News Brief
Lakhimpur violence.
On Wednesday (20 October), the Supreme Court chastised the Uttar Pradesh government over its handling of the Lakhimpur Kheri case. It said that it was finding it hard to avoid the impression that the state administration is “dragging its feet” in the case.
The incident occurred on 3 October in which nine persons including four farmers died, along with BJP workers which were a part of the convoy of Union Minister of State for Home Ajay Mishra Teni. The protesting farmers accused the minister of mowing down the farmers while the minister accused the protesters of lynching the persons in the convoy; attacking his car with stones etc. that inflicted a fatal head injury on his driver.
The Union Minister’s son is an accused in the case. The incident caused a nation-wide furore and reached the Supreme Court.
A three-judge Bench, led by Chief Justice of India N V Ramana, upon finding out that only four of the 44 witnesses to the brutal incident had given their statements to the judicial magistrate so far, criticised the government for the delay.
The information was sourced from a status report filed by the government just minutes before the hearing. “You gave the status report at the last minute... How are we supposed to read it? Last night, we waited till 1 o’clock for the material... Nothing. Please file the reports early,” the CJI told the government.
“Why have the statements of only four witnesses been recorded out of 44? Your Special Investigation Team is the best person to know who can be browbeaten,” Justice Surya Kant was quoted as saying by The Hindu.

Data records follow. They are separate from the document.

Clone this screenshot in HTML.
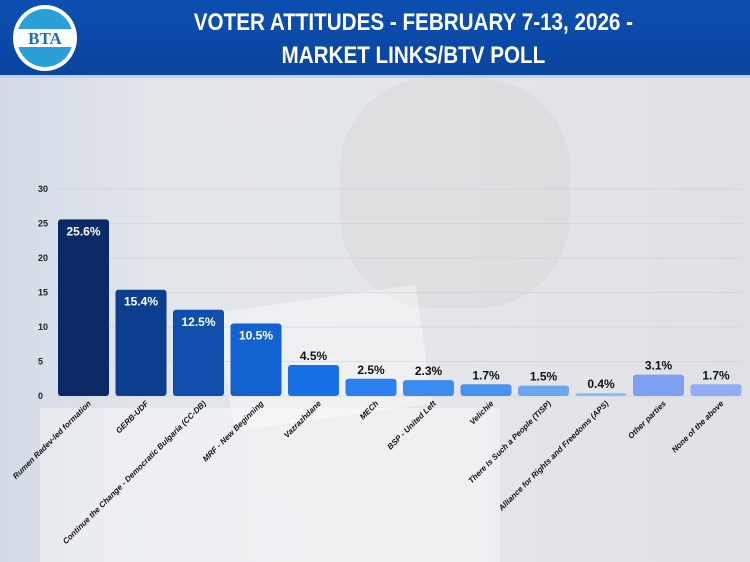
<!DOCTYPE html>
<html><head><meta charset="utf-8">
<style>
html,body{margin:0;padding:0;}
body{width:750px;height:562px;overflow:hidden;position:relative;font-family:"Liberation Sans",sans-serif;background:linear-gradient(90deg,#d3dbe6 0%,#e2e5ea 20%,#e4e6ea 60%,#dfe1e5 100%);}
#header{position:absolute;left:0;top:0;width:750px;height:75px;background:linear-gradient(180deg,#0c4fb0,#0a45a0);}
#band{position:absolute;left:0;top:75px;width:750px;height:3px;background:#bcd3ee;}
#title{position:absolute;left:60px;width:690px;top:6px;text-align:center;color:#fff;font-family:"Liberation Sans",sans-serif;font-weight:bold;font-size:24px;line-height:33px;transform:scaleX(0.86);transform-origin:405px 0;}
svg{position:absolute;left:0;top:0;}
</style></head><body>
<div id="bg" style="position:absolute;left:0;top:78px;width:750px;height:484px;">
 <div style="position:absolute;left:340px;top:0;width:230px;height:230px;border-radius:40%;background:rgba(190,170,165,0.12);"></div>
 <div style="position:absolute;left:225px;top:220px;width:200px;height:120px;background:rgba(255,255,255,0.4);transform:rotate(-8deg);"></div>
 <div style="position:absolute;left:40px;top:330px;width:460px;height:154px;background:rgba(255,255,255,0.4);"></div>
</div>
<div id="header"></div>
<div id="band"></div>
<svg width="90" height="78" style="left:0;top:0;">
 <ellipse cx="45" cy="38" rx="32" ry="33" fill="#fff"/>
 <ellipse cx="45" cy="38" rx="28" ry="29" fill="#2a9fd8"/>
 <rect x="14" y="29" width="62" height="18" fill="#fff"/>
 <text x="45" y="44" text-anchor="middle" font-family="Liberation Serif" font-weight="bold" font-size="17" fill="#1b6fb8">BTA</text>
</svg>
<div id="title">VOTER ATTITUDES - FEBRUARY 7-13, 2026 -<br>MARKET LINKS/BTV POLL</div>
<svg id="chart" width="750" height="562"></svg>
<script>
const categories=["Rumen Radev-led formation","GERB-UDF","Continue the Change - Democratic Bulgaria (CC-DB)","MRF - New Beginning","Vazrazhdane","MECh","BSP - United Left","Velichie","There Is Such a People (TISP)","Alliance for Rights and Freedoms (APS)","Other parties","None of the above"];
const values=[25.6,15.4,12.5,10.5,4.5,2.5,2.3,1.7,1.5,0.4,3.1,1.7];
const valueLabels=["25.6%","15.4%","12.5%","10.5%","4.5%","2.5%","2.3%","1.7%","1.5%","0.4%","3.1%","1.7%"];
const ticks=[0,5,10,15,20,25,30];
const colors=["#0a2b68","#0c3d8e","#0f4ead","#1262d0","#1870e6","#2a80ee","#3b8cf0","#4a92ee","#6ea5f0","#8db8f2","#7f9ff3","#92adf4"];
const svg=document.getElementById('chart');
const NS='http://www.w3.org/2000/svg';
const y0=396,pxPer=6.9,x0=58,step=57.5,bw=51;
const yS=v=>y0-v*pxPer;
const xS=i=>x0+i*step;
function mk(t,a){const e=document.createElementNS(NS,t);for(const k in a)e.setAttribute(k,a[k]);svg.appendChild(e);return e;}
ticks.forEach(t=>{
 const l=mk('line',{x1:55,x2:742,y1:yS(t),y2:yS(t),stroke:'#c9ccd2','stroke-width':0.6});
 
 
 const tx=mk('text',{x:38,y:yS(t)+3,'font-size':9,'font-weight':'bold',fill:'#222','text-anchor':'start'});
 tx.textContent=t;
 
 
});
values.forEach((v,i)=>{
 const x=xS(i),y=yS(v),h=y0-y;
 const r=mk('rect',{x:x,y:y,width:bw,height:Math.max(h,1.5),rx:3,fill:colors[i]});
 
 
 const inside=h>40;
 const t=mk('text',{x:x+bw/2,y:inside?y+16:y-5,'text-anchor':'middle','font-size':12,'font-weight':'bold',fill:inside?'#fff':'#111'});
 t.textContent=valueLabels[i];
 
 
 const cx=x+bw/2+8,cy=404;
 const c=mk('text',{x:cx,y:cy,'text-anchor':'end','font-size':8,'font-weight':'bold','font-style':'italic',fill:'#111',transform:`rotate(-45 ${cx} ${cy})`});
 c.textContent=categories[i];
 
 
});
</script>
</body></html>
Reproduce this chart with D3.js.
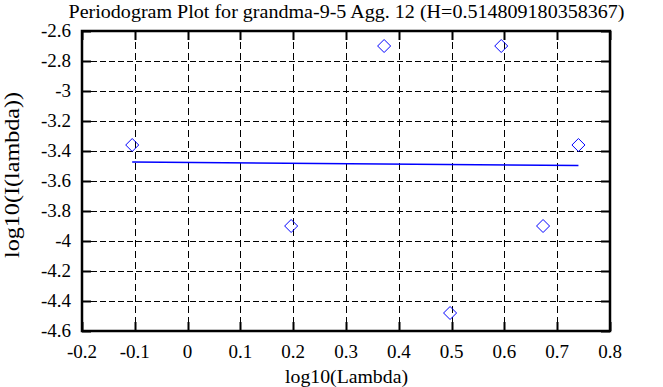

Senior advocate Harish Salve, representing the Government of Uttar Pradesh, told the court that the delay in recording the witness statements occurred due to the Dussehra holidays, as the courts remained closed for the festival.
Justice Hima Kohli, on the Bench, told the State, “We think you are dragging your feet... Please dispel the impression.”
Chief Justice Ramana asked Parshad, “The reconstruction of the crime is different from recording the Section 164 CrPC statements of witnesses. Our question is why were they not taken all this while?” He further told Salve, “Please tell them to start on the Section 164 statements... ”
The senior lawyer urged the court to adjourn the case to next week, and promised that things would be cleared up by then. He said that in the last hearing on 8 October, the court voiced doubts whether the administration was “going soft” on the accused.
The CJI asked Salve about the number of accused arrested. The latter replied that already 10 accused had been arrested in the case and highlighted that there were two crimes involved- one regarding the running over of farmers and the other concerning the lynching of three people accompanying the minister's convoy. He submitted that the second incident was “more difficult to investigate” as it was a mob that was involved.
The bench observed that the case needed to be bifurcated and said it would first focus on the farmers’ deaths.
The court adjourned the hearing to 26 October, giving time to the state administration to provide more information about their investigation.